▶ Direction
Copy everything in the listing below word for word, apart from any images.

━━━ Stored data ━━━

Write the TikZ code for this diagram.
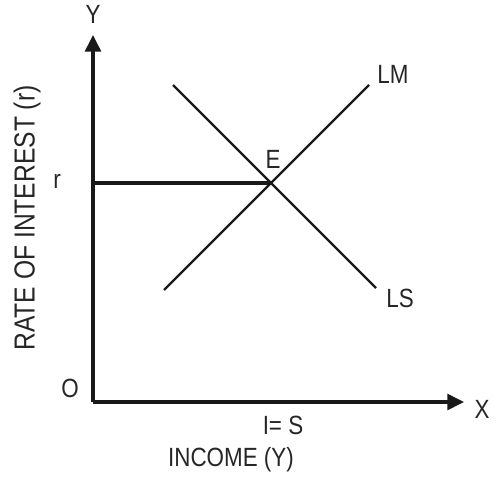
\documentclass[tikz,border=0pt]{standalone}
\usepackage{fontspec}
\setmainfont[FakeStretch=0.85]{Liberation Sans}
\usetikzlibrary{arrows.meta, positioning}

\begin{document}
\begin{tikzpicture}[
    x=0.02cm, y=-0.02cm,
    lbl/.style={inner sep=0pt, font=\fontsize{15}{17}\selectfont, text=black!85},
    axis/.style={-{Triangle[length=9.5pt, width=9pt]}, line width=1.9pt, draw=black!90},
    curve/.style={line width=1.3pt, draw=black!90}
]
\useasboundingbox (0,0) rectangle (499,476);

% 1. Axes points
\coordinate (orig) at (93,402);
\coordinate (ytop) at (93,35);
\coordinate (xend) at (464,402);
\coordinate (E) at (271,183);
\coordinate (rpt) at (93,183);
\coordinate (lmlo) at (164,290);
\coordinate (lmhi) at (369,85);
\coordinate (lshi) at (173,85);
\coordinate (lslo) at (376,288);

% 2. Labels
\node[lbl] (ylab) at (93,14) {Y};
\node[lbl] (xlab) at (482,409) {X};
\node[lbl] (olab) at (70,388) {O};
\node[lbl] (rlab) at (57,181) {r};
\node[lbl] (elab) at (273,159) {E};
\node[lbl] (lmlab) at (393,74) {LM};
\node[lbl] (lslab) at (400,298) {LS};
\node[lbl] (islab) at (283,425) {I= S};
\node[lbl] (inclab) at (231,460) {INCOME (Y)};
\node[lbl, rotate=90, font=\fontsize{16.5}{18}\selectfont] (ratelab) at (27,218) {RATE OF INTEREST (r)};

% 3. Axes
\draw[axis] (orig) -- (ytop);
\draw[axis] (orig) -- (xend);

% 4. Curves
\draw[curve, line width=1.8pt] (rpt) -- (E);
\draw[curve] (lmlo) -- (lmhi);
\draw[curve] (lshi) -- (lslo);

\end{tikzpicture}
\end{document}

━━━

▶ Final result
Write the TikZ code for this diagram.
\documentclass[tikz,border=0pt]{standalone}
\usepackage{fontspec}
\setmainfont[FakeStretch=0.85]{Liberation Sans}
\usetikzlibrary{arrows.meta, positioning}

\begin{document}
\begin{tikzpicture}[
    x=0.02cm, y=-0.02cm,
    lbl/.style={inner sep=0pt, font=\fontsize{15}{17}\selectfont, text=black!85},
    axis/.style={-{Triangle[length=9.5pt, width=9pt]}, line width=1.9pt, draw=black!90},
    curve/.style={line width=1.3pt, draw=black!90}
]
\useasboundingbox (0,0) rectangle (499,476);

% 1. Axes points
\coordinate (orig) at (93,402);
\coordinate (ytop) at (93,35);
\coordinate (xend) at (464,402);
\coordinate (E) at (271,183);
\coordinate (rpt) at (93,183);
\coordinate (lmlo) at (164,290);
\coordinate (lmhi) at (369,85);
\coordinate (lshi) at (173,85);
\coordinate (lslo) at (376,288);

% 2. Labels
\node[lbl] (ylab) at (93,14) {Y};
\node[lbl] (xlab) at (482,409) {X};
\node[lbl] (olab) at (70,388) {O};
\node[lbl] (rlab) at (57,181) {r};
\node[lbl] (elab) at (273,159) {E};
\node[lbl] (lmlab) at (393,74) {LM};
\node[lbl] (lslab) at (400,298) {LS};
\node[lbl] (islab) at (283,425) {I= S};
\node[lbl] (inclab) at (231,460) {INCOME (Y)};
\node[lbl, rotate=90, font=\fontsize{16.5}{18}\selectfont] (ratelab) at (27,218) {RATE OF INTEREST (r)};

% 3. Axes
\draw[axis] (orig) -- (ytop);
\draw[axis] (orig) -- (xend);

% 4. Curves
\draw[curve, line width=1.8pt] (rpt) -- (E);
\draw[curve] (lmlo) -- (lmhi);
\draw[curve] (lshi) -- (lslo);

\end{tikzpicture}
\end{document}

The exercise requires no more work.